Return verbatim the inclusive range of lines running from the line that contains "The picture is" to the line that contains "const tiles = var1.map((v, i)". Omit every other line.

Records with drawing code
▬▬▬
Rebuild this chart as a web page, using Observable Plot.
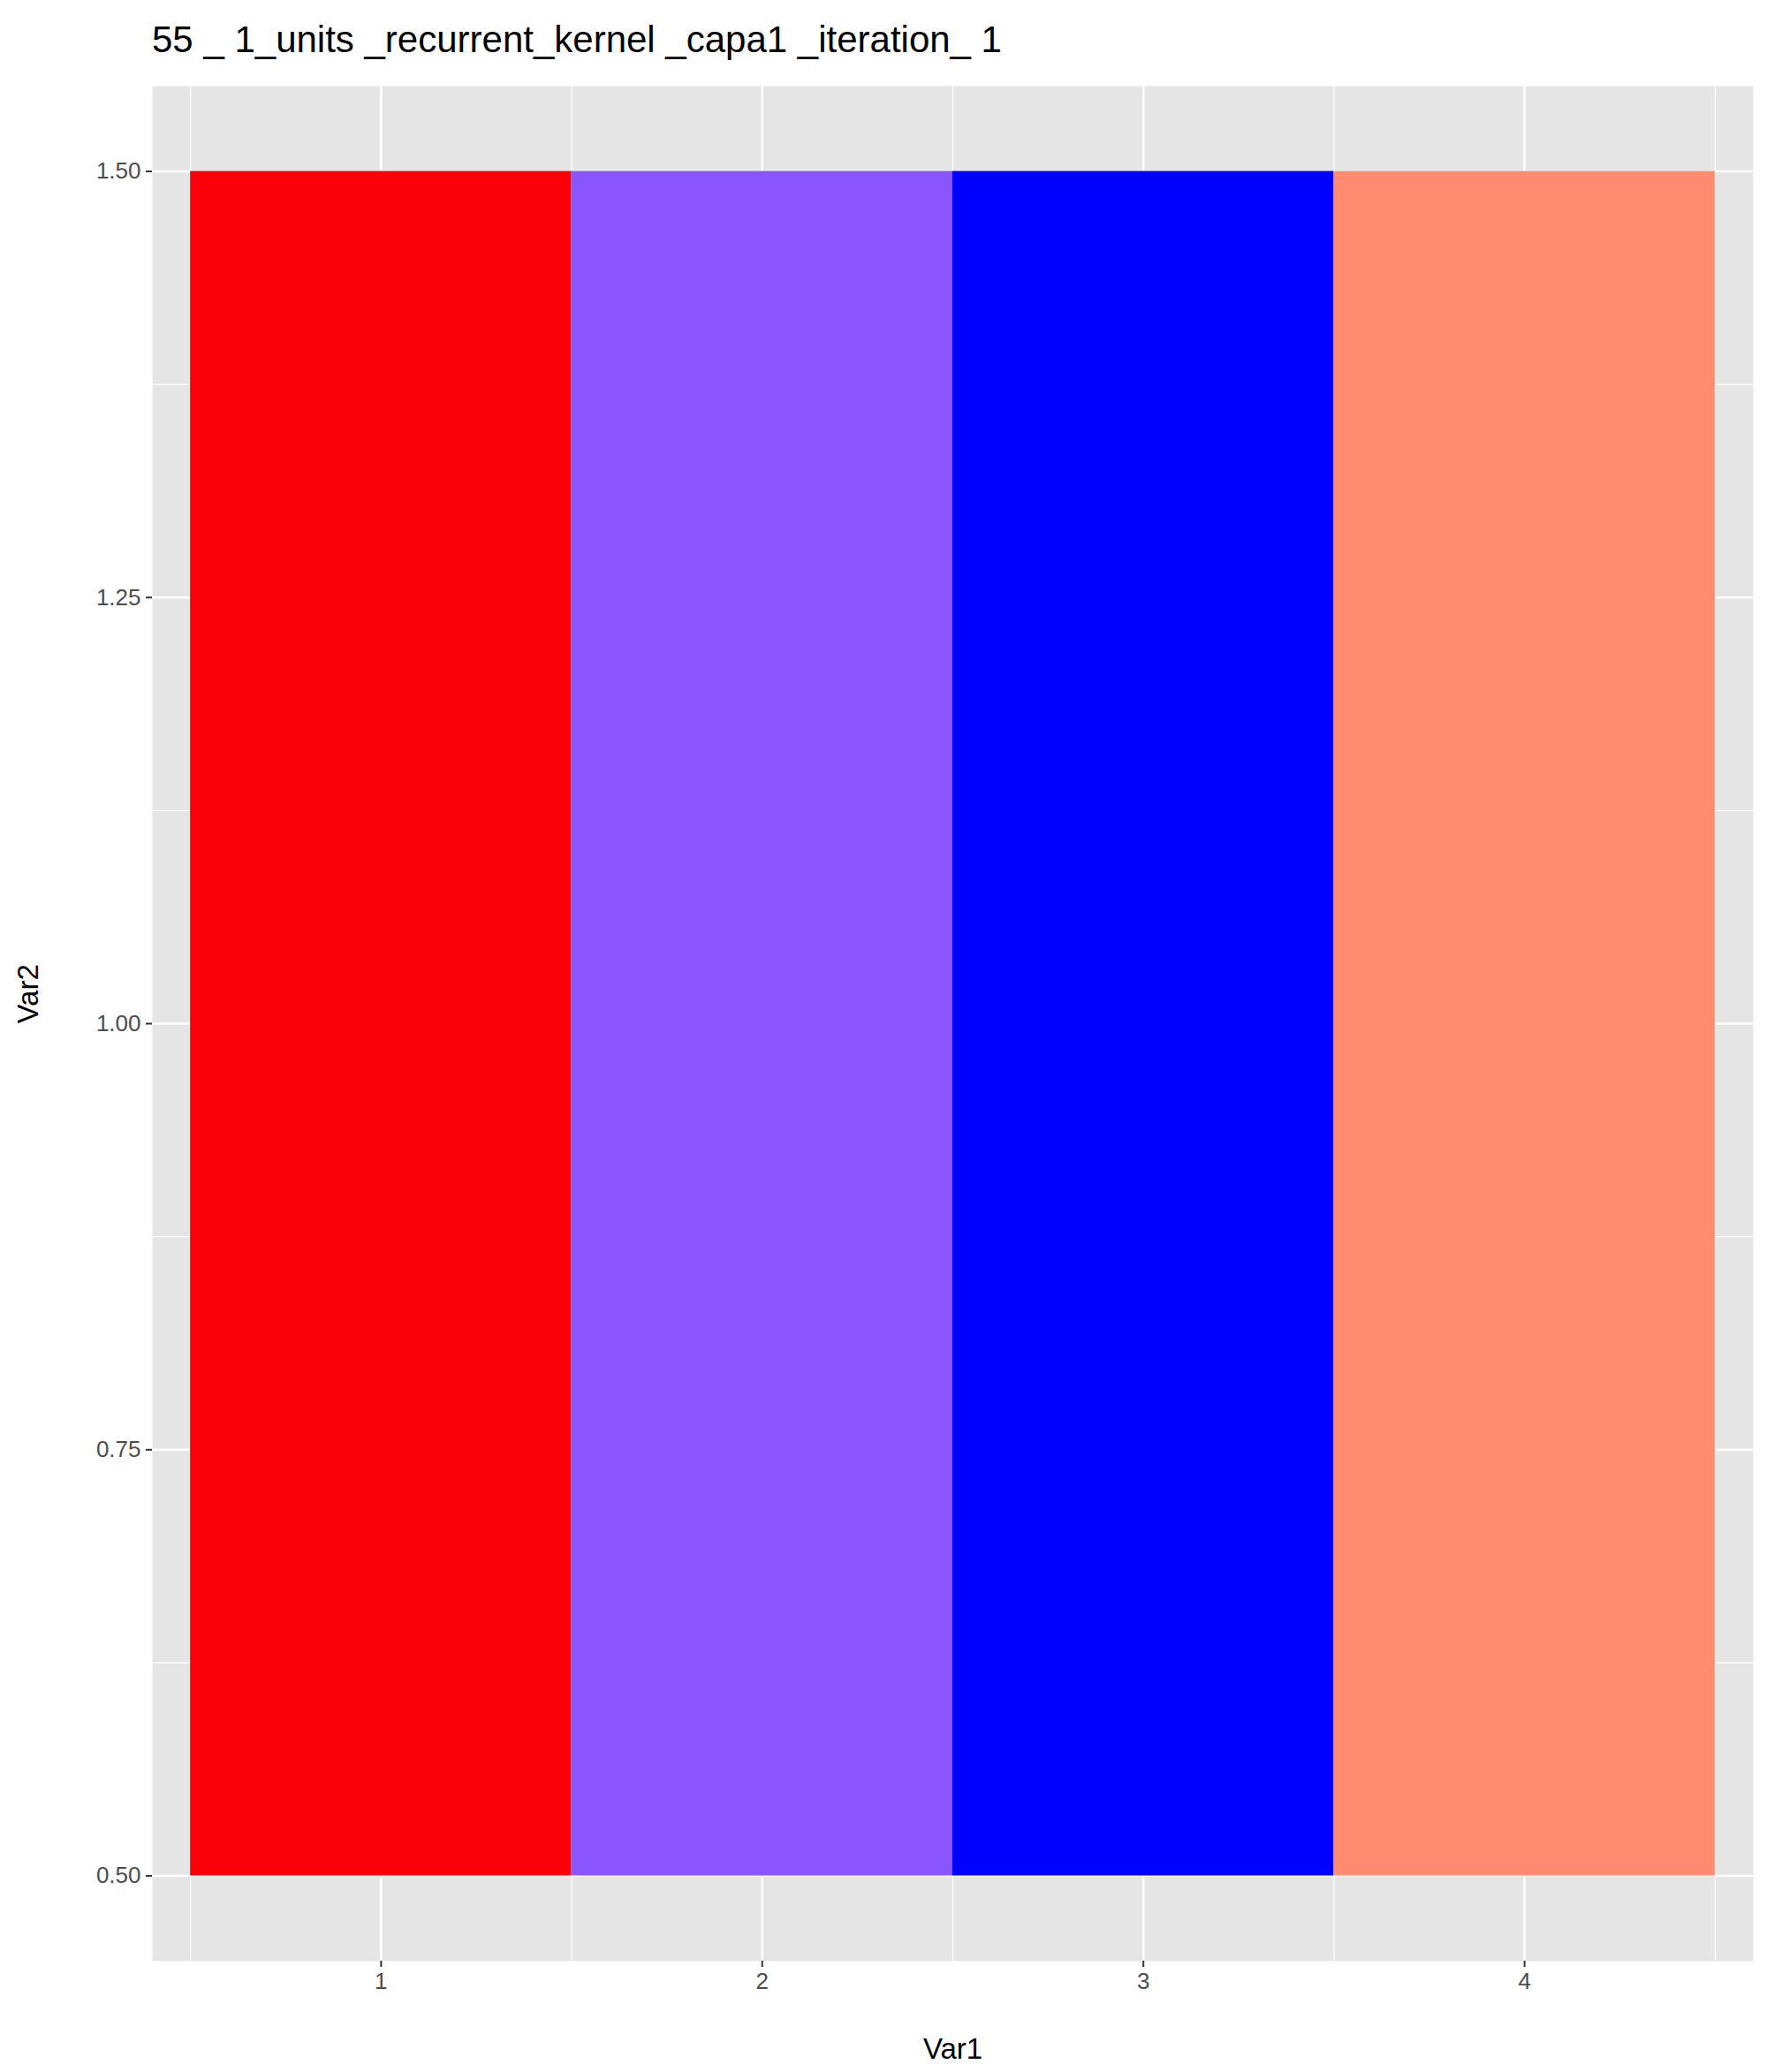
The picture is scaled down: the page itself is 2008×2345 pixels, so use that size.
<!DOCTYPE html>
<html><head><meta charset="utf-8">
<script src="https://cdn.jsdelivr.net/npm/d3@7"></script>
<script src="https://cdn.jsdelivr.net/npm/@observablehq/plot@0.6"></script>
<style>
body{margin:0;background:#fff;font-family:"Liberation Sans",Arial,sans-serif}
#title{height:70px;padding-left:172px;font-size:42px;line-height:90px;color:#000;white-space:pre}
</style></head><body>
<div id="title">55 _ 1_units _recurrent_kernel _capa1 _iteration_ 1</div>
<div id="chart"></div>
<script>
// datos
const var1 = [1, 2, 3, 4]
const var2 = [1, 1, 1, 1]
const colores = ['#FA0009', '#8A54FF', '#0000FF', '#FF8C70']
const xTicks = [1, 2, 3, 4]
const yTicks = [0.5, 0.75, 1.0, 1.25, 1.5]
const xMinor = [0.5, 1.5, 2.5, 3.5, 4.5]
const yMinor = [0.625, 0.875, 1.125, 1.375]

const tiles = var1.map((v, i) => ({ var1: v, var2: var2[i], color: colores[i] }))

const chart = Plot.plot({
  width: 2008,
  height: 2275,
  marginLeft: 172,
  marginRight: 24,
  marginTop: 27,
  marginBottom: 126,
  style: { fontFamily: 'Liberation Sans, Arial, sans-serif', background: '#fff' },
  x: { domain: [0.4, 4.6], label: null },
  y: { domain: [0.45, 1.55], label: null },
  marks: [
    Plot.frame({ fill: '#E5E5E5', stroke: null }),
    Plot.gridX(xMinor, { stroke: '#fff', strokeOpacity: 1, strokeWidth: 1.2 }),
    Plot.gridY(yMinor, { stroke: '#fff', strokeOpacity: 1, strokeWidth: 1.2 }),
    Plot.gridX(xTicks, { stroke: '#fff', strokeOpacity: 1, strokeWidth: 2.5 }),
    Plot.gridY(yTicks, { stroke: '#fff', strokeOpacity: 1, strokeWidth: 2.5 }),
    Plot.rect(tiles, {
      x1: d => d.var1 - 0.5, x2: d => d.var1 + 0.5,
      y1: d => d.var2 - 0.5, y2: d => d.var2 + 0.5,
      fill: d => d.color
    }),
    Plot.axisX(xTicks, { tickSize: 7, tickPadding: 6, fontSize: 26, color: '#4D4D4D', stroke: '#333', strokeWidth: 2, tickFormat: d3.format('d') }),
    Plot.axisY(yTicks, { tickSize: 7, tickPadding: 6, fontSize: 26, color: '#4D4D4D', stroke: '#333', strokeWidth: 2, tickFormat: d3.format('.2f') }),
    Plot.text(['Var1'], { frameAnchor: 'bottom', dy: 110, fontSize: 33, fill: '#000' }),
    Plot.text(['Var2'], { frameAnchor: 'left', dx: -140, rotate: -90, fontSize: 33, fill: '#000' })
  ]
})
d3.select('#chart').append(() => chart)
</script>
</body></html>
▬▬▬
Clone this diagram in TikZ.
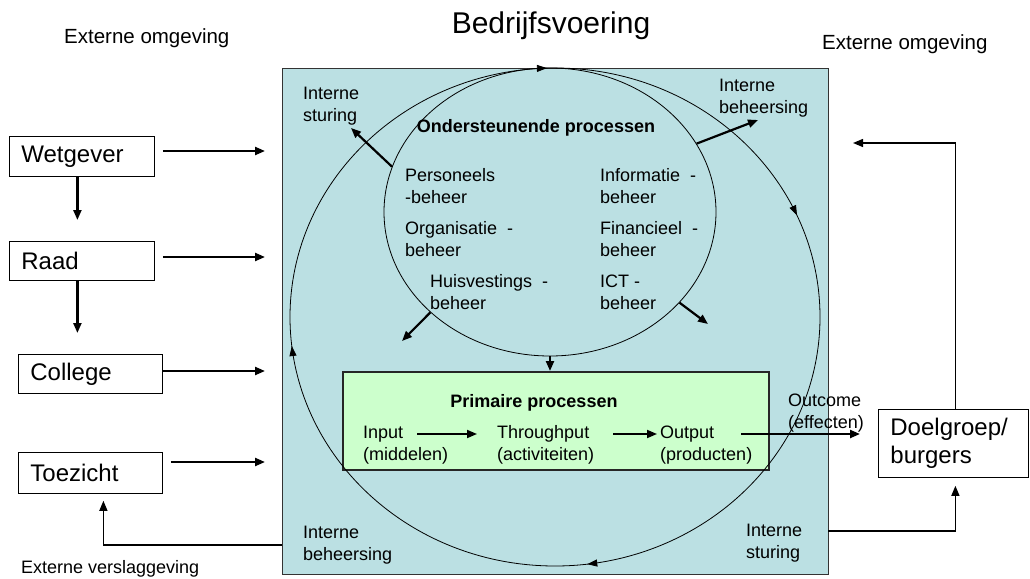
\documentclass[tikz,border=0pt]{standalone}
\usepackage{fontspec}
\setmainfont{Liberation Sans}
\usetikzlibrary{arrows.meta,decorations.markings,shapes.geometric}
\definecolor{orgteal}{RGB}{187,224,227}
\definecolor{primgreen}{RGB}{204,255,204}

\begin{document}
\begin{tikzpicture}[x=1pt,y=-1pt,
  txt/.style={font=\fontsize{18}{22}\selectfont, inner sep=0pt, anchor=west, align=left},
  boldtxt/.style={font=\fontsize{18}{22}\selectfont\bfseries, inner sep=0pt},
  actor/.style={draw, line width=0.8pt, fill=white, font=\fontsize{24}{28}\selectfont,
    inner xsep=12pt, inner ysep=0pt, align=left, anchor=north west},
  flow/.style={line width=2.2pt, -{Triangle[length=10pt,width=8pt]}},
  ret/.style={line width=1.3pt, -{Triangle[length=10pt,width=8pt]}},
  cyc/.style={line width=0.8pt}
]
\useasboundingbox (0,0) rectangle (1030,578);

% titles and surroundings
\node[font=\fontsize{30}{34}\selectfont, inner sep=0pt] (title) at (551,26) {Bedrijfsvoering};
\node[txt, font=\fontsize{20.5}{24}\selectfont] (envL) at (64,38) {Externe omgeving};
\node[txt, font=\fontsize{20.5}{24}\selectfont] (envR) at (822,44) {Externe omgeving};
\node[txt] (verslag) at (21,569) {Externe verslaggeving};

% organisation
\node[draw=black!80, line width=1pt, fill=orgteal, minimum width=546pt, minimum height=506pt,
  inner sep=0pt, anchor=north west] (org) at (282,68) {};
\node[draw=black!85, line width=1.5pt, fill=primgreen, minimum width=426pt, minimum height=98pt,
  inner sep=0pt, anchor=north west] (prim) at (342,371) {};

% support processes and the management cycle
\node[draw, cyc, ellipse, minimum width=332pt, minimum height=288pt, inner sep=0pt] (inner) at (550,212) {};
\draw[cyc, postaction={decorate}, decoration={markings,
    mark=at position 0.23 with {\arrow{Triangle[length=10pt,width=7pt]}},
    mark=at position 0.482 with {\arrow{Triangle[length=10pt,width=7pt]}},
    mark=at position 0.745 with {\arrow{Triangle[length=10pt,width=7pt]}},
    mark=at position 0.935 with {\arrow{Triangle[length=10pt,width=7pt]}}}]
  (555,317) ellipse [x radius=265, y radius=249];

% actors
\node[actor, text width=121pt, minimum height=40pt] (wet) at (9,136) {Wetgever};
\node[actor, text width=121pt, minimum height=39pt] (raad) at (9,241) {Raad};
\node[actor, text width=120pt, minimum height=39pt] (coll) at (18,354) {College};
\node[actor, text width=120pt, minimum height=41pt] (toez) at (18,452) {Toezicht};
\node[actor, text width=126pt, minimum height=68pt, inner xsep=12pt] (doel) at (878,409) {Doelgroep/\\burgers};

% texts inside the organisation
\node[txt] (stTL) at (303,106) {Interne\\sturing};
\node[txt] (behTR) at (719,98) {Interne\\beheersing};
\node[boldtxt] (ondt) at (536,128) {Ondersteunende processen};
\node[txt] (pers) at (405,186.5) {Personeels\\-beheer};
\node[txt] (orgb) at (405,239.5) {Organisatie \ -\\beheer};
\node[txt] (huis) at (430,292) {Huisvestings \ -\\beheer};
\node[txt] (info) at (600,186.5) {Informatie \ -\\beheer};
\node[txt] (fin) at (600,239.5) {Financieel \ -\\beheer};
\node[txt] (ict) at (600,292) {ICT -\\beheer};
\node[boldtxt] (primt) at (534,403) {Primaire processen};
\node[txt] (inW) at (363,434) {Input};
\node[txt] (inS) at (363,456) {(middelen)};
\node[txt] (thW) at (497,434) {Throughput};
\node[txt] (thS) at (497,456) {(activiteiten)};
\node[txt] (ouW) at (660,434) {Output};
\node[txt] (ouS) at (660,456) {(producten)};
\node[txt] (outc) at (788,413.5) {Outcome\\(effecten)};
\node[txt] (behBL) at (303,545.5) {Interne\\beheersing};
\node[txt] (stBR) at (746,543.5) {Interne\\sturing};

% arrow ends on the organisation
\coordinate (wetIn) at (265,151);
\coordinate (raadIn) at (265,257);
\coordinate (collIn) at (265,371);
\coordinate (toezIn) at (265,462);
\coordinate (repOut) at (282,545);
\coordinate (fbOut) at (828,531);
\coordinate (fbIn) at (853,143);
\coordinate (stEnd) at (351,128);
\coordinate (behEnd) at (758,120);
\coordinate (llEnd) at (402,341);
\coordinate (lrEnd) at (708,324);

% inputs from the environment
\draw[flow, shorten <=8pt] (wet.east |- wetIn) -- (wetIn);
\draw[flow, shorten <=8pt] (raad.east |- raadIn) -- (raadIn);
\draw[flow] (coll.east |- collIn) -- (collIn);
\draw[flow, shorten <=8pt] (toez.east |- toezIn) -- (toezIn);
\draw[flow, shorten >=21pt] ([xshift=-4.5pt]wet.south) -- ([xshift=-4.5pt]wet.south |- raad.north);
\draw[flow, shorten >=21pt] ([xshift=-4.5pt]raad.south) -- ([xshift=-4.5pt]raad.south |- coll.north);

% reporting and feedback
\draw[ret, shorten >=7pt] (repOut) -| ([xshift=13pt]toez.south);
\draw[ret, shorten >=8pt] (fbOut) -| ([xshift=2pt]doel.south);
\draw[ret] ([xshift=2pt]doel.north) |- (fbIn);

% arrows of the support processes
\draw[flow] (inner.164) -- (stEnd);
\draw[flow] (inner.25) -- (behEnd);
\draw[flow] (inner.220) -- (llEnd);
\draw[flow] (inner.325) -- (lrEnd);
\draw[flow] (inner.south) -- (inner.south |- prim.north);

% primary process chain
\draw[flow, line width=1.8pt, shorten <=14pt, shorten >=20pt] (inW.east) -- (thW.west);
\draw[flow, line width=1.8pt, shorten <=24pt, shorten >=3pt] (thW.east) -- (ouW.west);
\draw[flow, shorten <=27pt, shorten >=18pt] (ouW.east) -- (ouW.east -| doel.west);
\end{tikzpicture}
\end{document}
▬▬▬
=== Answer to the exercise ===
The picture is scaled down: the page itself is 2008×2345 pixels, so use that size.
<!DOCTYPE html>
<html><head><meta charset="utf-8">
<script src="https://cdn.jsdelivr.net/npm/d3@7"></script>
<script src="https://cdn.jsdelivr.net/npm/@observablehq/plot@0.6"></script>
<style>
body{margin:0;background:#fff;font-family:"Liberation Sans",Arial,sans-serif}
#title{height:70px;padding-left:172px;font-size:42px;line-height:90px;color:#000;white-space:pre}
</style></head><body>
<div id="title">55 _ 1_units _recurrent_kernel _capa1 _iteration_ 1</div>
<div id="chart"></div>
<script>
// datos
const var1 = [1, 2, 3, 4]
const var2 = [1, 1, 1, 1]
const colores = ['#FA0009', '#8A54FF', '#0000FF', '#FF8C70']
const xTicks = [1, 2, 3, 4]
const yTicks = [0.5, 0.75, 1.0, 1.25, 1.5]
const xMinor = [0.5, 1.5, 2.5, 3.5, 4.5]
const yMinor = [0.625, 0.875, 1.125, 1.375]

const tiles = var1.map((v, i) => ({ var1: v, var2: var2[i], color: colores[i] }))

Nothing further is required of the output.